A demonstrator holds a sign to protest against President Donald Trump's executive order banning refugees and immigrants from seven primarily Muslim countries during a rally in Philadelphia, Pennsylvania, February 4, 2017.
Tom Mihalek | Reuters

The ideas that the H-1B visa program is "limiting American jobs is a fallacy," Foundation Capital General Partner Paul Holland told CNBC on Tuesday.

President Trump's call for the review of the H-1B visa program, has many tech companies in Silicon Valley worried about possible limitations on the visas for high skilled immigrant workers.

"The concept behind limiting the H-1B visas we think is a pretty bad idea overall," said Holland. "I think the notion that somehow...we're limiting American jobs for these highly trained engineers and highly trained technical people is a fallacy," he said.
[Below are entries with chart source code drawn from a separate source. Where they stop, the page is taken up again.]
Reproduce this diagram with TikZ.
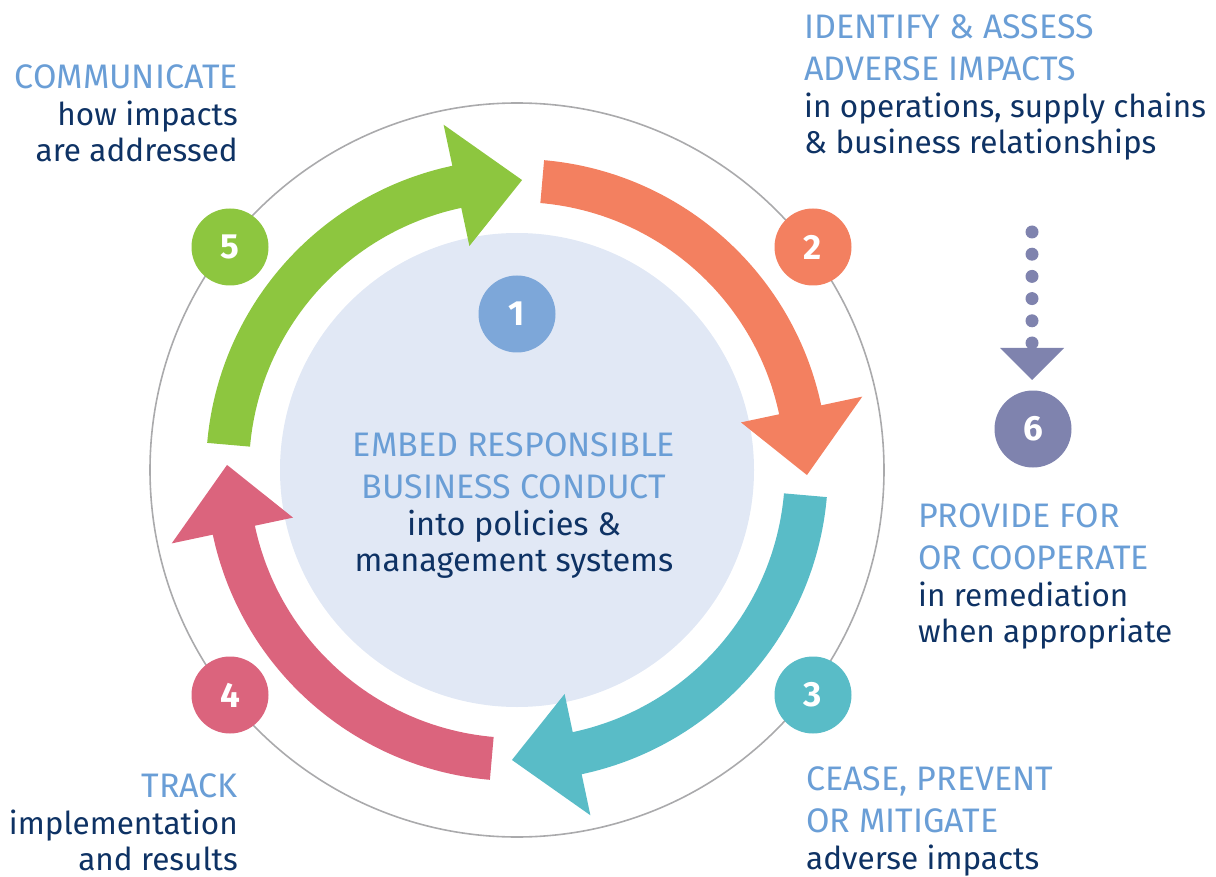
\documentclass[tikz,border=0pt]{standalone}
\usepackage{fontspec}
\setmainfont{Fira Sans}
\newfontfamily\headfont{Fira Sans}
\usetikzlibrary{calc}

\definecolor{headblue}{RGB}{106,158,214}
\definecolor{bodynavy}{RGB}{14,50,100}
\definecolor{corefill}{RGB}{225,232,245}
\definecolor{stepone}{RGB}{125,167,217}
\definecolor{stepgreen}{RGB}{141,198,63}
\definecolor{steporange}{RGB}{243,128,96}
\definecolor{stepteal}{RGB}{89,188,199}
\definecolor{steppink}{RGB}{219,100,125}
\definecolor{stepsix}{RGB}{127,131,174}
\definecolor{ringgrey}{RGB}{170,170,172}

\newcommand{\hd}[1]{{\headfont\fontsize{34}{42}\selectfont\color{headblue}#1}}
% thick curved arrow: colour, tail angle
\newcommand{\cyclearrow}[2]{%
  \fill[#1] ({#2}:311) arc[start angle={#2}, end angle={#2+73}, radius=311]
    -- ({#2+73}:353) -- ({#2+86}:290) -- ({#2+73}:229) -- ({#2+73}:268)
    arc[start angle={#2+73}, end angle={#2}, radius=268] -- cycle;}

\tikzset{
  stepnum/.style={circle, fill=#1, minimum size=77pt, inner sep=0pt, text=white,
    font=\fontsize{35}{35}\selectfont\bfseries},
  labelblock/.style={inner sep=0pt, text=bodynavy, font=\fontsize{31.5}{42}\selectfont},
}

\begin{document}
\begin{tikzpicture}[x=1pt,y=1pt,yscale=-1]
\useasboundingbox (0,0) rectangle (1216,877);

%Ring and core
\draw[ringgrey, line width=1.6pt] (517,470) circle (367);
\fill[corefill] (517,470) circle (237);

%Arrows
\begin{scope}[shift={(517,470)}]
\cyclearrow{stepgreen}{185}
\cyclearrow{steporange}{275}
\cyclearrow{stepteal}{5}
\cyclearrow{steppink}{95}
\end{scope}

%Step circles
\node[stepnum=stepone] (one) at (517,314) {1};
\node[stepnum=steporange] (two) at (813,247) {2};
\node[stepnum=stepteal] (three) at (813,695) {3};
\node[stepnum=steppink] (four) at (230,695) {4};
\node[stepnum=stepgreen] (five) at (230,247) {5};
\node[stepnum=stepsix] (six) at (1033,429) {6};

%Dotted arrow to 6
\foreach \k in {0,...,5}
  \fill[stepsix] (1032,{232+22.2*\k}) circle (6.5);
\fill[stepsix] (1000,348) -- (1064,348) -- (1032,380) -- cycle;

%Texts (anchored at last line)
\node[labelblock, font=\fontsize{32.5}{42}\selectfont, anchor=base, align=center] (embed) at (514,571)
  {\hd{EMBED RESPONSIBLE}\\ \hd{BUSINESS CONDUCT}\\[-5pt] into policies \&\\[-6pt] management systems};
\node[labelblock, anchor=base west, align=left] (identify) at (804,154)
  {\hd{IDENTIFY \& ASSESS}\\ \hd{ADVERSE IMPACTS}\\[-5pt] in operations, supply chains\\[-6pt] \& business relationships};
\node[labelblock, anchor=base west, align=left] (provide) at (918,642)
  {\hd{PROVIDE FOR}\\ \hd{OR COOPERATE}\\[-5pt] in remediation\\[-6pt] when appropriate};
\node[labelblock, anchor=base west, align=left] (cease) at (806,869)
  {\hd{CEASE, PREVENT}\\ \hd{OR MITIGATE}\\[-5pt] adverse impacts};
\node[labelblock, anchor=base east, align=right] (track) at (238,870)
  {\hd{TRACK}\\[-5pt] implementation\\[-6pt] and results};
\node[labelblock, anchor=base east, align=right] (communicate) at (238,162)
  {\hd{COMMUNICATE}\\[-5pt] how impacts\\[-6pt] are addressed};

\end{tikzpicture}
\end{document}
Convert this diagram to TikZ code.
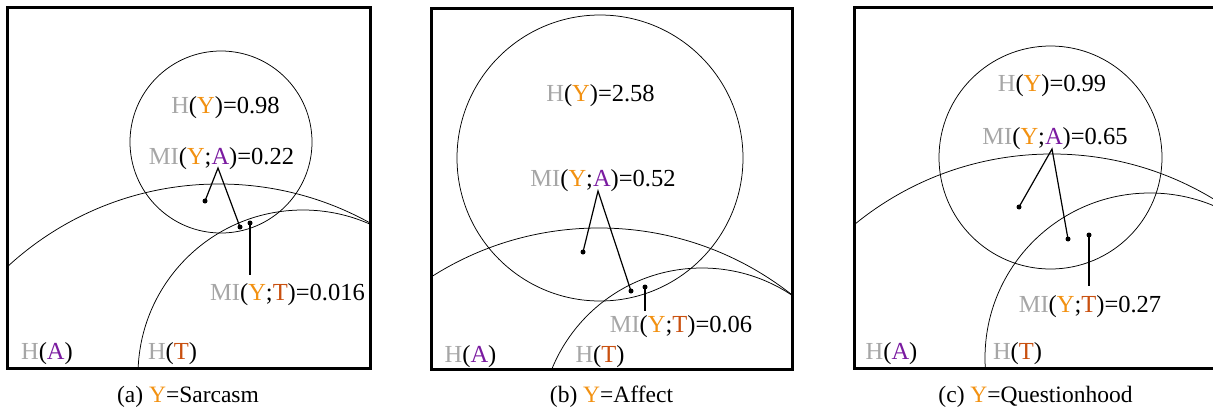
\documentclass[tikz,border=0pt]{standalone}
\usepackage{fontspec}
\setmainfont{Liberation Serif}
\definecolor{hgray}{HTML}{A6A6A6}
\definecolor{yor}{HTML}{F29111}
\definecolor{apur}{HTML}{7A1BA0}
\definecolor{tred}{HTML}{C9500F}
\newcommand{\Hg}{{\color{hgray}H}}
\newcommand{\MIg}{{\color{hgray}MI}}
\newcommand{\Yc}{{\color{yor}Y}}
\newcommand{\Ac}{{\color{apur}A}}
\newcommand{\Tc}{{\color{tred}T}}
\tikzset{
  frame/.style={line width=3pt},
  venn/.style={line width=0.75pt},
  conn/.style={line width=1.2pt},
  dot/.style={circle, fill=black, inner sep=0pt, minimum size=5pt},
  lab/.style={anchor=base, inner sep=0pt, font=\fontsize{24.5}{28}\selectfont},
  captxt/.style={anchor=base, inner sep=0pt, font=\fontsize{23.5}{28}\selectfont}
}
\begin{document}
\begin{tikzpicture}[x=1pt,y=-1pt]
\useasboundingbox (0,0) rectangle (1213,410);
% ---------- panel (a)
\begin{scope}
\clip (7,7) rectangle (370,368);
\draw[venn] (221,142) circle[radius=91pt];
\draw[venn] (219,496) circle[radius=312pt];
\draw[venn] (303,375) circle[radius=165pt];
\end{scope}
\draw[frame] (7,7) rectangle (370,368);
\node[lab] (aHY) at (225.5,113) {\Hg(\Yc)=0.98};
\node[lab] (aMIYA) at (221.5,164) {\MIg(\Yc;\Ac)=0.22};
\node[lab] (aMIYT) at (287.5,300) {\MIg(\Yc;\Tc)=0.016};
\node[lab] (aHA) at (47,359) {\Hg(\Ac)};
\node[lab] (aHT) at (172.5,359) {\Hg(\Tc)};
\node[captxt] (acap) at (188,402) {(a) \Yc=Sarcasm};
\node[dot] (ad1) at (205,201) {};
\node[dot] (ad2) at (240,227) {};
\node[dot] (ad3) at (250,223) {};
\coordinate (aapex) at (218,168);
\coordinate (atail) at (250,275);
\draw[conn] (ad1.center) -- (aapex) -- (ad2.center);
\draw[conn] (ad3.center) -- (atail);
% ---------- panel (b)
\begin{scope}
\clip (431,8) rectangle (792,369);
\draw[venn] (600,158) circle[radius=143pt];
\draw[venn] (599,540) circle[radius=312pt];
\draw[venn] (702,430) circle[radius=162pt];
\end{scope}
\draw[frame] (431,8) rectangle (792,369);
\node[lab] (bHY) at (600.5,101) {\Hg(\Yc)=2.58};
\node[lab] (bMIYA) at (603,186) {\MIg(\Yc;\Ac)=0.52};
\node[lab] (bMIYT) at (681,332) {\MIg(\Yc;\Tc)=0.06};
\node[lab] (bHA) at (470.5,362) {\Hg(\Ac)};
\node[lab] (bHT) at (600,362) {\Hg(\Tc)};
\node[captxt] (bcap) at (611.5,402) {(b) \Yc=Affect};
\node[dot] (bd1) at (583,252) {};
\node[dot] (bd2) at (631,291) {};
\node[dot] (bd3) at (645,287) {};
\coordinate (bapex) at (598,191);
\coordinate (btail) at (645,311);
\draw[conn] (bd1.center) -- (bapex) -- (bd2.center);
\draw[conn] (bd3.center) -- (btail);
% ---------- panel (c)
\begin{scope}
\clip (854,7) rectangle (1217,368);
\draw[venn] (1050.5,157.5) circle[radius=111.5pt];
\draw[venn] (1052,466) circle[radius=312pt];
\draw[venn] (1150,358) circle[radius=165pt];
\end{scope}
\draw[frame] (854,7) rectangle (1217,368);
\node[lab] (cHY) at (1052,91) {\Hg(\Yc)=0.99};
\node[lab] (cMIYA) at (1055,144) {\MIg(\Yc;\Ac)=0.65};
\node[lab] (cMIYT) at (1090,312) {\MIg(\Yc;\Tc)=0.27};
\node[lab] (cHA) at (891.5,359) {\Hg(\Ac)};
\node[lab] (cHT) at (1017.5,359) {\Hg(\Tc)};
\node[captxt] (ccap) at (1035.5,402) {(c) \Yc=Questionhood};
\node[dot] (cd1) at (1019,207) {};
\node[dot] (cd2) at (1068,239) {};
\node[dot] (cd3) at (1089,235) {};
\coordinate (capex) at (1052,149);
\coordinate (ctail) at (1089,286);
\draw[conn] (cd1.center) -- (capex) -- (cd2.center);
\draw[conn] (cd3.center) -- (ctail);
\end{tikzpicture}
\end{document}
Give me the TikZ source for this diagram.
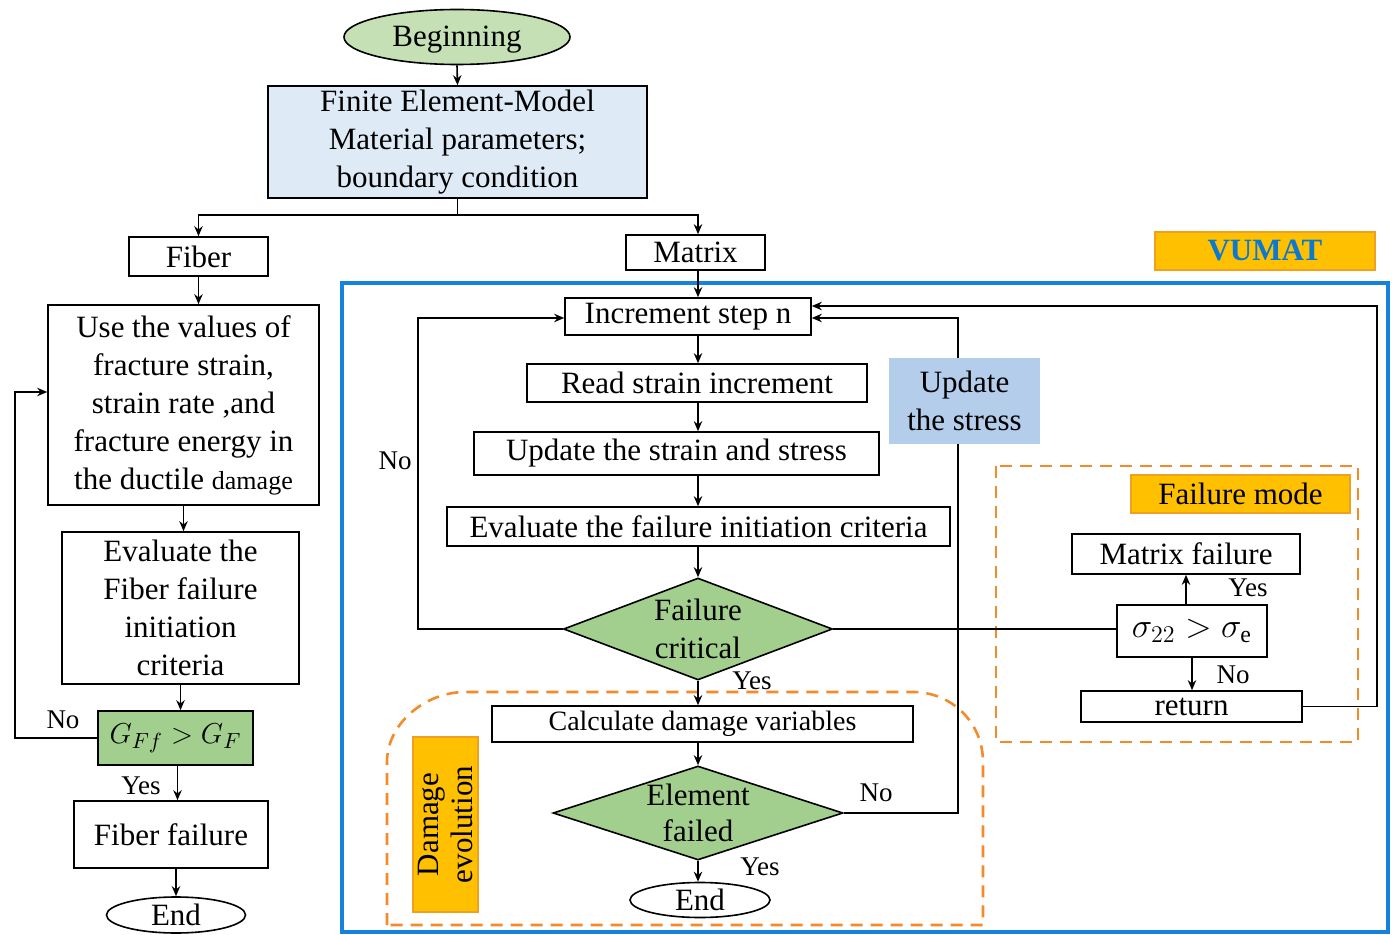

Holland says any drastic changes to the program could have dire consequences for tech innovation in the U.S. "We cannot graduate enough highly trained engineers in this country or in Canada or the UK or other places we draw from," he said. With the U.S. tech ecosystem creating jobs across the board worldwide he says we are not in a position to hire the best people without access to international talent.

Yet, we've seen a decline in the number of employers seeking H-1B visas. There are only 199,000 applications for admission in 2018, down from 236,000 last year. Gartner said, "It's probably to some extent related to individual people deciding do I want to come into the country in this environment or would I rather take a job in another country where it may be more welcoming for me and my family?"

Of those 199,000 applications, 85,000 will be accepted, according to the latest guidelines from the Citizenship and Immigration Services web site.